### WRITTEN EXERCISE
Images should be left out, and everything else in the listing reproduced exactly.

Some records
[start]
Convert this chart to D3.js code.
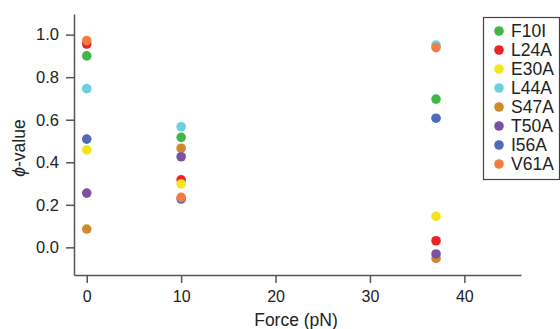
<!DOCTYPE html>
<html>
<head>
<meta charset="utf-8">
<script src="https://cdn.jsdelivr.net/npm/d3@7"></script>
<style>
  body { margin: 0; background: #fff; }
  svg text { font-family: "Liberation Sans", Arial, sans-serif; fill: #222; }
  .axis path, .axis line { stroke: #555; stroke-width: 1.5; }
</style>
</head>
<body>
<div id="chart"></div>
<script>
// forces at which phi-values were measured
const forces = [0, 10, 37];
const mutants = ["F10I", "L24A", "E30A", "L44A", "S47A", "T50A", "I56A", "V61A"];
const colors = ["#41b649", "#ec2227", "#f2e61a", "#6ccfe0", "#cf8a2d", "#7a52a5", "#4e6ab8", "#f37c44"];

// phi-values per mutant, one per force
const F10I = [0.90, 0.517, 0.697];
const L24A = [0.956, 0.317, 0.031];
const E30A = [0.458, 0.298, 0.146];
const L44A = [0.746, 0.567, 0.951];
const S47A = [0.086, 0.466, -0.052];
const T50A = [0.255, 0.426, -0.031];
const I56A = [0.509, 0.227, 0.607];
const V61A = [0.972, 0.235, 0.939];
const values = [F10I, L24A, E30A, L44A, S47A, T50A, I56A, V61A];

const xTicks = [0, 10, 20, 30, 40];
const yTicks = [0, 0.2, 0.4, 0.6, 0.8, 1.0];

const width = 560, height = 329;
const svg = d3.select("#chart").append("svg")
  .attr("width", width)
  .attr("height", height);

const x = d3.scaleLinear().domain([-1.35, 46]).range([74, 521]);
const y = d3.scaleLinear().domain([-0.13, 1.097]).range([275, 14]);

// axes
svg.append("g")
  .attr("class", "axis")
  .attr("transform", "translate(0,275)")
  .call(d3.axisBottom(x).tickValues(xTicks).tickSize(8).tickSizeOuter(0).tickPadding(8))
  .call(g => g.selectAll("text").style("font-size", "16px").style("fill", "#222"));

svg.append("g")
  .attr("class", "axis")
  .attr("transform", "translate(74,0)")
  .call(d3.axisLeft(y).tickValues(yTicks).tickFormat(d3.format(".1f")).tickSize(8).tickSizeOuter(0).tickPadding(7))
  .call(g => g.selectAll("text").style("font-size", "16.5px").style("fill", "#222"));

// axis titles
svg.append("text")
  .attr("x", 296).attr("y", 326)
  .attr("text-anchor", "middle")
  .style("font-size", "17.5px")
  .text("Force (pN)");

const ylab = svg.append("text")
  .attr("transform", "translate(25,148) rotate(-90)")
  .attr("text-anchor", "middle")
  .style("font-size", "17.5px");
ylab.append("tspan").style("font-style", "italic").text("ϕ");
ylab.append("tspan").text("-value");

// points
const series = svg.selectAll(".series")
  .data(mutants)
  .enter().append("g")
  .attr("class", "series")
  .style("fill", (d, i) => colors[i]);

series.selectAll("circle")
  .data((d, i) => values[i].map((v, j) => ({ f: forces[j], v: v })))
  .enter().append("circle")
  .attr("cx", d => x(d.f))
  .attr("cy", d => y(d.v))
  .attr("r", 4.8);

// legend
const legend = svg.append("g");
legend.append("rect")
  .attr("x", 483.5).attr("y", 17.5)
  .attr("width", 76).attr("height", 162)
  .style("fill", "#fff")
  .style("stroke", "#444")
  .style("stroke-width", 1.2);

const item = legend.selectAll(".item")
  .data(mutants)
  .enter().append("g")
  .attr("class", "item")
  .attr("transform", (d, i) => `translate(0,${31 + i * 19})`);

item.append("circle")
  .attr("cx", 499).attr("cy", 0).attr("r", 4.8)
  .style("fill", (d, i) => colors[i]);

item.append("text")
  .attr("x", 511).attr("y", 0).attr("dy", "0.36em")
  .style("font-size", "17.5px")
  .text(d => d);
</script>
</body>
</html>
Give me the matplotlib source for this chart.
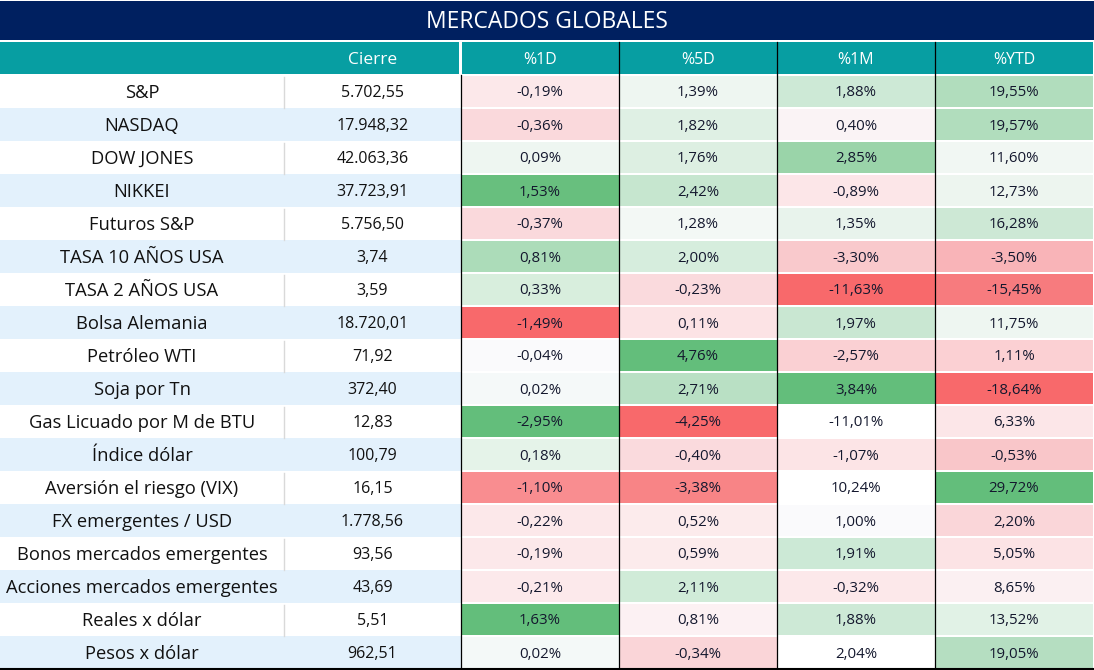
[end]
### REPLY
Convert this chart to D3.js code.
<!DOCTYPE html>
<html>
<head>
<meta charset="utf-8">
<script src="https://cdn.jsdelivr.net/npm/d3@7"></script>
<style>
  body { margin: 0; background: #fff; }
  svg text { font-family: "Liberation Sans", Arial, sans-serif; fill: #222; }
  .axis path, .axis line { stroke: #555; stroke-width: 1.5; }
</style>
</head>
<body>
<div id="chart"></div>
<script>
// forces at which phi-values were measured
const forces = [0, 10, 37];
const mutants = ["F10I", "L24A", "E30A", "L44A", "S47A", "T50A", "I56A", "V61A"];
const colors = ["#41b649", "#ec2227", "#f2e61a", "#6ccfe0", "#cf8a2d", "#7a52a5", "#4e6ab8", "#f37c44"];

// phi-values per mutant, one per force
const F10I = [0.90, 0.517, 0.697];
const L24A = [0.956, 0.317, 0.031];
const E30A = [0.458, 0.298, 0.146];
const L44A = [0.746, 0.567, 0.951];
const S47A = [0.086, 0.466, -0.052];
const T50A = [0.255, 0.426, -0.031];
const I56A = [0.509, 0.227, 0.607];
const V61A = [0.972, 0.235, 0.939];
const values = [F10I, L24A, E30A, L44A, S47A, T50A, I56A, V61A];

const xTicks = [0, 10, 20, 30, 40];
const yTicks = [0, 0.2, 0.4, 0.6, 0.8, 1.0];

const width = 560, height = 329;
const svg = d3.select("#chart").append("svg")
  .attr("width", width)
  .attr("height", height);

const x = d3.scaleLinear().domain([-1.35, 46]).range([74, 521]);
const y = d3.scaleLinear().domain([-0.13, 1.097]).range([275, 14]);

// axes
svg.append("g")
  .attr("class", "axis")
  .attr("transform", "translate(0,275)")
  .call(d3.axisBottom(x).tickValues(xTicks).tickSize(8).tickSizeOuter(0).tickPadding(8))
  .call(g => g.selectAll("text").style("font-size", "16px").style("fill", "#222"));

svg.append("g")
  .attr("class", "axis")
  .attr("transform", "translate(74,0)")
  .call(d3.axisLeft(y).tickValues(yTicks).tickFormat(d3.format(".1f")).tickSize(8).tickSizeOuter(0).tickPadding(7))
  .call(g => g.selectAll("text").style("font-size", "16.5px").style("fill", "#222"));

// axis titles
svg.append("text")
  .attr("x", 296).attr("y", 326)
  .attr("text-anchor", "middle")
  .style("font-size", "17.5px")
  .text("Force (pN)");

const ylab = svg.append("text")
  .attr("transform", "translate(25,148) rotate(-90)")
  .attr("text-anchor", "middle")
  .style("font-size", "17.5px");
ylab.append("tspan").style("font-style", "italic").text("ϕ");
ylab.append("tspan").text("-value");

// points
const series = svg.selectAll(".series")
  .data(mutants)
  .enter().append("g")
  .attr("class", "series")
  .style("fill", (d, i) => colors[i]);

series.selectAll("circle")
  .data((d, i) => values[i].map((v, j) => ({ f: forces[j], v: v })))
  .enter().append("circle")
  .attr("cx", d => x(d.f))
  .attr("cy", d => y(d.v))
  .attr("r", 4.8);

// legend
const legend = svg.append("g");
legend.append("rect")
  .attr("x", 483.5).attr("y", 17.5)
  .attr("width", 76).attr("height", 162)
  .style("fill", "#fff")
  .style("stroke", "#444")
  .style("stroke-width", 1.2);

const item = legend.selectAll(".item")
  .data(mutants)
  .enter().append("g")
  .attr("class", "item")
  .attr("transform", (d, i) => `translate(0,${31 + i * 19})`);

item.append("circle")
  .attr("cx", 499).attr("cy", 0).attr("r", 4.8)
  .style("fill", (d, i) => colors[i]);

item.append("text")
  .attr("x", 511).attr("y", 0).attr("dy", "0.36em")
  .style("font-size", "17.5px")
  .text(d => d);
</script>
</body>
</html>
Give me the matplotlib source for this chart.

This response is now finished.